●喫茶店で粘って、作家論の直しをしていた。自分の書いたものをじっくりと読み返す。細かい修正点はあるものの、基本的な問題は最後の結論部のみだと思う。その方向性も少しずつ見えて来た。
●『くらげ』(池田将)をDVDで。これで池田さんの現在までの全作品を観たことになる。最初は、ちょっと格好つけたコンセプチャルな作品かと思ったが、だんだんゆるい感じになってゆき、最後にはぐだぐだになって終わる。(ゆるいとはいっても、妙に真剣で青臭い感じで、この「青臭さを恐れていない」ところに感心する。ぼくが若い頃は、もっとスカしていて、青臭いことは恥ずかしいと思っていた。中年になってはじめて、青臭くてもいいじゃんと思えるようになった。ぐだぐだだけど生真面目というか、真剣にぐだぐだしている。)この、ぐだぐたな感じが開放感に繋がるラストがすごくいいと思った。この映画では、テープに録音された「ある日の会話」(このテープがなければ、この作品はないと思う)が延々と流れるのだが、最初これは、深夜、友人の部屋で、酔っぱらって話しているのかと思っていたのだが、途中で子供の声が入って来たりするので、昼間、おそらく窓を開け放った開放的な部屋で話しているのだろうと思われる。この人たちは、こんな話を、昼間っからシラフでしてるんだ!、とすると、それだけですごいと思った。そのような場=関係があるということが何よりも貴重なのだと思う。最後のぐだぐだな感じも、きっと酔っているわけではないのだろう。それだけですごいというより、それこそがすごい。
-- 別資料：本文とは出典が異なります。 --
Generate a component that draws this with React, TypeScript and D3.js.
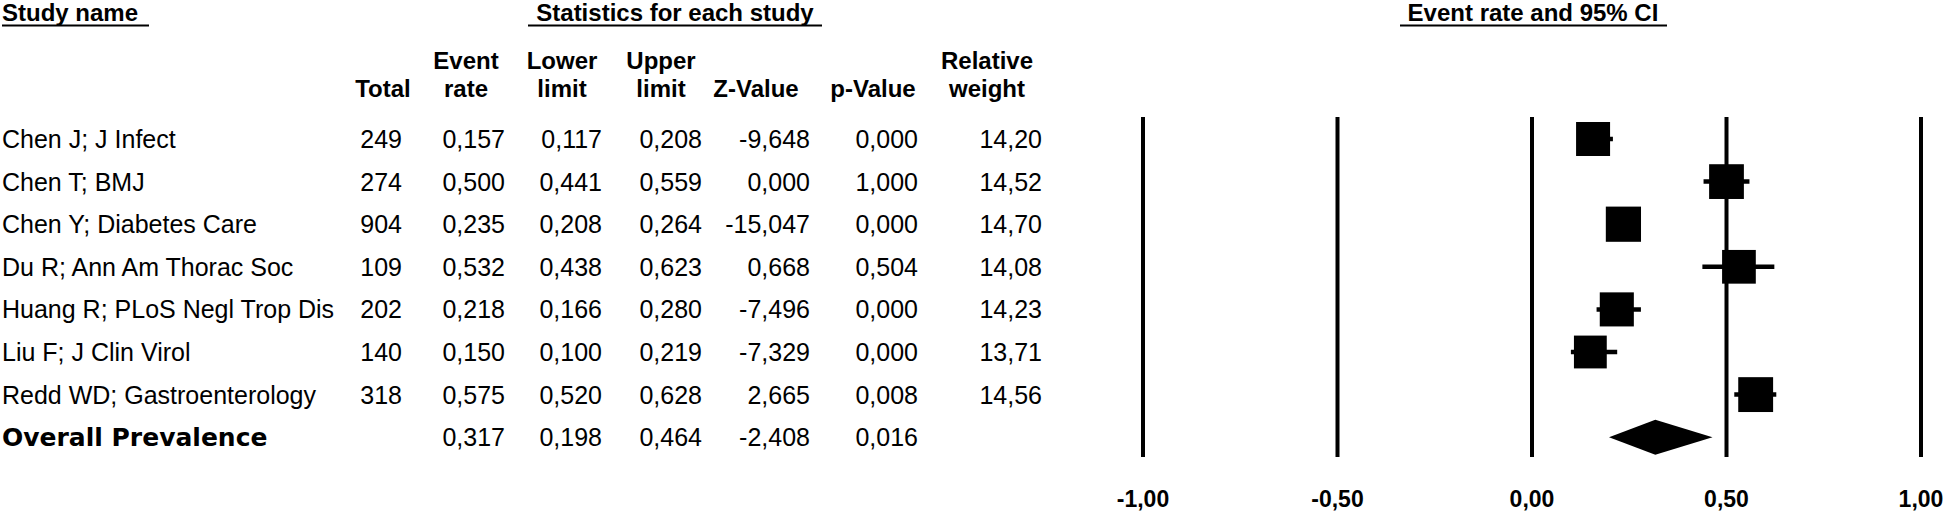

(この映画を観ているとどうしても、実際に池田さんにお会いした時に聞いた、父親の「鈍痛」の話を思い出してしまう。ここには書けないけど。)
●池田さんからは、自作のDVDだけでなく、池田さんが気になっている他の作家の作品や、後輩の作品などもたくさん送っていただいていて、まだそれら全てを観たわけではないけど、ぼくには池田さんたちのグループ(という言い方で良いのか?、池田将、柏田洋平、川部良太、刀祢平喬)の作品が、飛び抜けて面白いように思う(いや、『にほんかいいもうとといぬ』という、とんでもなく凄い作品もあったけど)。同じ大学の、学年も年齢も近いところに、飛び抜けた作品が集中するということが本当にあるんだなあと思い、ぼくなどにはそれがひたすら羨ましい。柏田さんと刀祢平さんの作品はそれぞれ一作しか観てないけど、川部さんは三作(『家族のいる景色』『ここにいることの記憶』『そこにあるあいだ』)、池田さんは五作(『灰色の魚』『えび』『くらげ』『UFOさま』『亀』)を観せてもらって思うのは、一作ごとにグレードアップしているというか、その作品をつくることで確実に何かを掴み取っていて、それが次の作品につながっていて、最新作が最も面白いものになっている、というのがすごいということだ。つまり、たまたまラッキーで面白いものが出来てしまったということではなく、これからも面白いものをつくってゆく人たちなのだと思う。